→ **Given exercise**: Word for word, print each line of the listing below; pictures stay out.

→ **Raw data**:
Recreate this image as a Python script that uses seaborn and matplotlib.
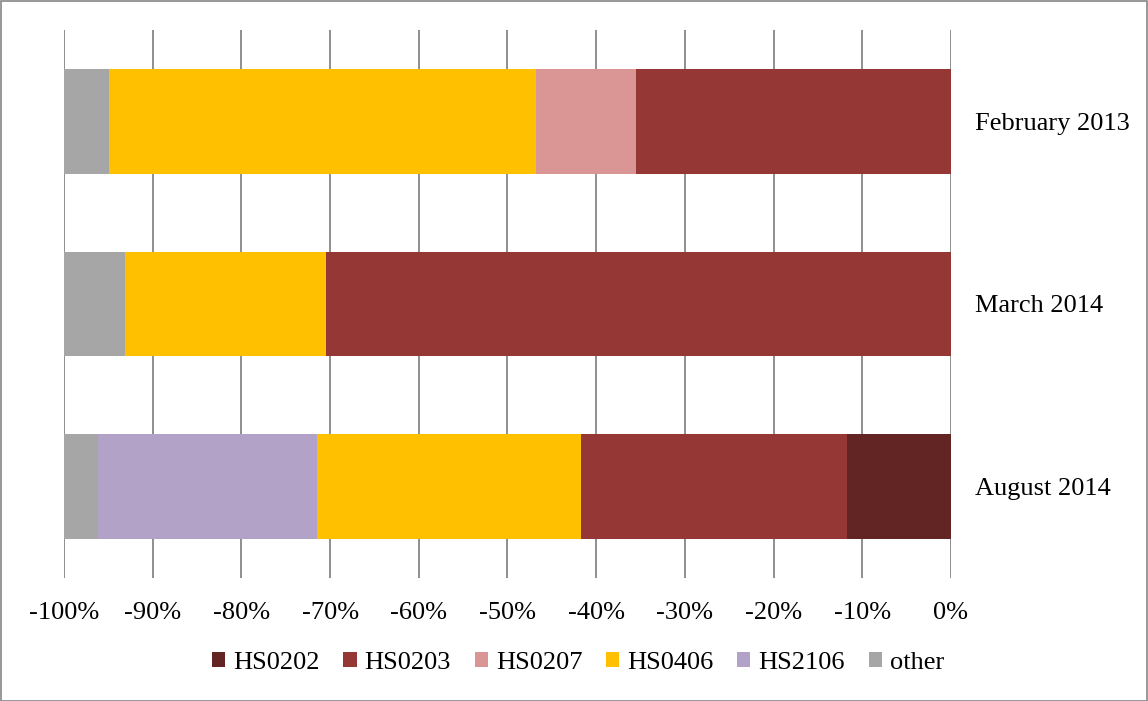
import numpy as np
import pandas as pd
import matplotlib
matplotlib.use("Agg")
import matplotlib.pyplot as plt
import seaborn as sns
from matplotlib.patches import Patch, Rectangle
from matplotlib.ticker import FuncFormatter

# ---- data ----
categories = ["February 2013", "March 2014", "August 2014"]
series = ["HS0202", "HS0203", "HS0207", "HS0406", "HS2106", "other"]
hs0202 = [0.0, 0.0, -11.7]
hs0203 = [-35.5, -70.5, -30.0]
hs0207 = [-11.3, 0.0, 0.0]
hs0406 = [-48.1, -22.6, -29.8]
hs2106 = [0.0, 0.0, -24.7]
other = [-5.1, -6.9, -3.8]
colors = ["#632523", "#953735", "#D99694", "#FFC000", "#B3A2C7", "#A6A6A6"]
xticks = [-100, -90, -80, -70, -60, -50, -40, -30, -20, -10, 0]

values = [hs0202, hs0203, hs0207, hs0406, hs2106, other]
df = pd.DataFrame({s: v for s, v in zip(series, values)}, index=categories)
cum = df.cumsum(axis=1)

sns.set_style("white")
plt.rcParams["font.family"] = ["Liberation Serif", "DejaVu Serif"]

fig = plt.figure(figsize=(11.48, 7.01), dpi=100)
ax = fig.add_axes([64 / 1148, 1 - 578 / 701, (951 - 64) / 1148, (578 - 30) / 701])

# draw from outermost cumulative to innermost so stacked appearance results
for s, c in reversed(list(zip(series, colors))):
    d = pd.DataFrame({"cat": categories, "val": cum[s].values})
    sns.barplot(data=d, x="val", y="cat", color=c, width=0.574,
                saturation=1, ax=ax, orient="h", edgecolor="none", linewidth=0)

ax.set_xlim(-100, 0)
ax.set_ylim(2.5, -0.5)
ax.set_xticks(xticks)
ax.xaxis.set_major_formatter(FuncFormatter(lambda v, p: f"{int(round(v))}%"))
ax.set_xlabel("")
ax.set_ylabel("")
ax.grid(axis="x", color="#868686", linewidth=1.3)
ax.grid(axis="y", visible=False)
ax.set_axisbelow(True)
for sp in ax.spines.values():
    sp.set_visible(False)
ax.yaxis.tick_right()
ax.tick_params(axis="y", length=0, pad=17, labelsize=19, labelcolor="#000000")
ax.tick_params(axis="x", length=0, pad=17, labelsize=19, labelcolor="#000000")

handles = [Patch(facecolor=c, edgecolor="none", label=s) for s, c in zip(series, colors)]
fig.legend(handles=handles, loc="center", bbox_to_anchor=(578 / 1148, 1 - 663 / 701),
           ncol=6, frameon=False, fontsize=19, handlelength=0.5, handleheight=0.5,
           handletextpad=0.3, columnspacing=0.9, labelcolor="#000000")

fig.patches.append(Rectangle((0.5 / 1148, 0.5 / 701), 1 - 1.5 / 1148, 1 - 1.5 / 701,
                             transform=fig.transFigure, fill=False,
                             edgecolor="#868686", linewidth=1.2))

fig.savefig("out.png", dpi=100)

→ **Exercise response**:
Recreate this image as a Python script that uses seaborn and matplotlib.
import numpy as np
import pandas as pd
import matplotlib
matplotlib.use("Agg")
import matplotlib.pyplot as plt
import seaborn as sns
from matplotlib.patches import Patch, Rectangle
from matplotlib.ticker import FuncFormatter

# ---- data ----
categories = ["February 2013", "March 2014", "August 2014"]
series = ["HS0202", "HS0203", "HS0207", "HS0406", "HS2106", "other"]
hs0202 = [0.0, 0.0, -11.7]
hs0203 = [-35.5, -70.5, -30.0]
hs0207 = [-11.3, 0.0, 0.0]
hs0406 = [-48.1, -22.6, -29.8]
hs2106 = [0.0, 0.0, -24.7]
other = [-5.1, -6.9, -3.8]
colors = ["#632523", "#953735", "#D99694", "#FFC000", "#B3A2C7", "#A6A6A6"]
xticks = [-100, -90, -80, -70, -60, -50, -40, -30, -20, -10, 0]

values = [hs0202, hs0203, hs0207, hs0406, hs2106, other]
df = pd.DataFrame({s: v for s, v in zip(series, values)}, index=categories)
cum = df.cumsum(axis=1)

sns.set_style("white")
plt.rcParams["font.family"] = ["Liberation Serif", "DejaVu Serif"]

fig = plt.figure(figsize=(11.48, 7.01), dpi=100)
ax = fig.add_axes([64 / 1148, 1 - 578 / 701, (951 - 64) / 1148, (578 - 30) / 701])

# draw from outermost cumulative to innermost so stacked appearance results
for s, c in reversed(list(zip(series, colors))):
    d = pd.DataFrame({"cat": categories, "val": cum[s].values})
    sns.barplot(data=d, x="val", y="cat", color=c, width=0.574,
                saturation=1, ax=ax, orient="h", edgecolor="none", linewidth=0)

ax.set_xlim(-100, 0)
ax.set_ylim(2.5, -0.5)
ax.set_xticks(xticks)
ax.xaxis.set_major_formatter(FuncFormatter(lambda v, p: f"{int(round(v))}%"))
ax.set_xlabel("")
ax.set_ylabel("")
ax.grid(axis="x", color="#868686", linewidth=1.3)
ax.grid(axis="y", visible=False)
ax.set_axisbelow(True)
for sp in ax.spines.values():
    sp.set_visible(False)
ax.yaxis.tick_right()
ax.tick_params(axis="y", length=0, pad=17, labelsize=19, labelcolor="#000000")
ax.tick_params(axis="x", length=0, pad=17, labelsize=19, labelcolor="#000000")

handles = [Patch(facecolor=c, edgecolor="none", label=s) for s, c in zip(series, colors)]
fig.legend(handles=handles, loc="center", bbox_to_anchor=(578 / 1148, 1 - 663 / 701),
           ncol=6, frameon=False, fontsize=19, handlelength=0.5, handleheight=0.5,
           handletextpad=0.3, columnspacing=0.9, labelcolor="#000000")

fig.patches.append(Rectangle((0.5 / 1148, 0.5 / 701), 1 - 1.5 / 1148, 1 - 1.5 / 701,
                             transform=fig.transFigure, fill=False,
                             edgecolor="#868686", linewidth=1.2))

fig.savefig("out.png", dpi=100)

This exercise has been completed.